Tageskarte Buch Scheitern als Chance
Ein wenig hat sich der Open Mike in Berlin die Atmosphäre eines innovativen Literaturwettbewerbs bewahren können. Seit 15 Jahren gibt es die Veranstaltung mittlerweile, und nachdem im vergangenen Jahr der Sponsor Crespo Foundation hinzukam, ist nun auch der Open Mike ausgeschmückt mit einem Kennenlern-Empfang am Abend zuvor, einem Kolloquium zur Fragestellung "Langeweile als literarische Figur" (kann man das ganz ohne Ironie verstehen?) einem Rahmenprogramm, das solche Veranstaltungen immer auch ein wenig austauschbar macht.
Das Herzstück des Open Mike aber sind seit jeher die Autorenlesungen. 21 junge Schriftsteller sind es in diesem Jahr, Prosa-Autoren und Lyriker, von denen jeder einen bis zu 15 Minuten langen eigenen Text vorträgt. Keiner von ihnen hat bisher ein eigenes Buch veröffentlicht, keiner ist älter als 35 Jahre. Die meisten sind nervös und hoffnungsfroh, denn im Publikum finden sich immer auch die Lektoren großer Verlage.
Und die Stimmung ist meistens berlinerisch-gnadenlos. Man kann durchfallen bei diesem Publikum, und wie. Dann herrscht pikierte Stille unter den Zuhörern, die vielleicht schon manche Autorenkarriere schluckte. Gleichzeitig ist dieser Wettbewerb eine der schnellsten Abkürzungen in den Literaturbetrieb, Autoren wie Terezia Mora, Zsuzsa Bank oder Julia Franck sind hier mit ihren ersten Texten in die Öffentlichkeit getreten.

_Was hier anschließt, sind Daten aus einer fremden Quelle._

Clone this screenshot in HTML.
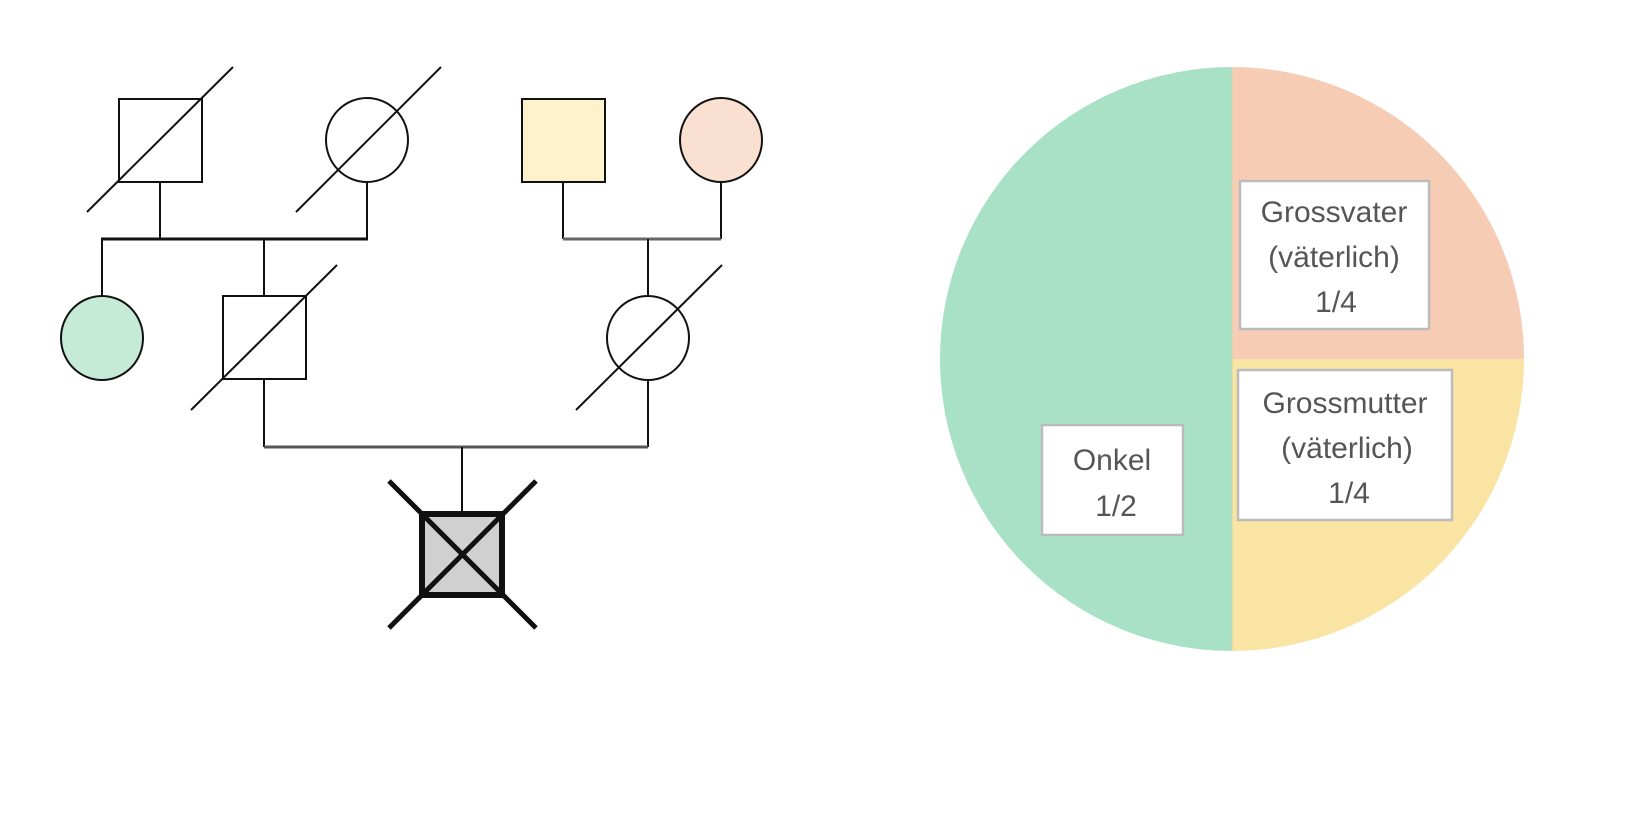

Am Ende des Lesemarathons wird die Jury (zu der Georg Klein, Antje Ravic Strubel und Raphael Urweider gehören) drei Gewinner küren, zwei Prosa-Autoren, einen Lyriker. Zusätzlich wird in diesem Jahr von der "taz" noch ein Publikumspreis vergeben. Die Gewinner bekommen kleinere Preisgelder und dürfen auch das ist neu seit einigen Jahren und eine schöne Ergänzung an verschiedenen Lesungen teilnehmen, etwa im Literaturhaus Frankfurt.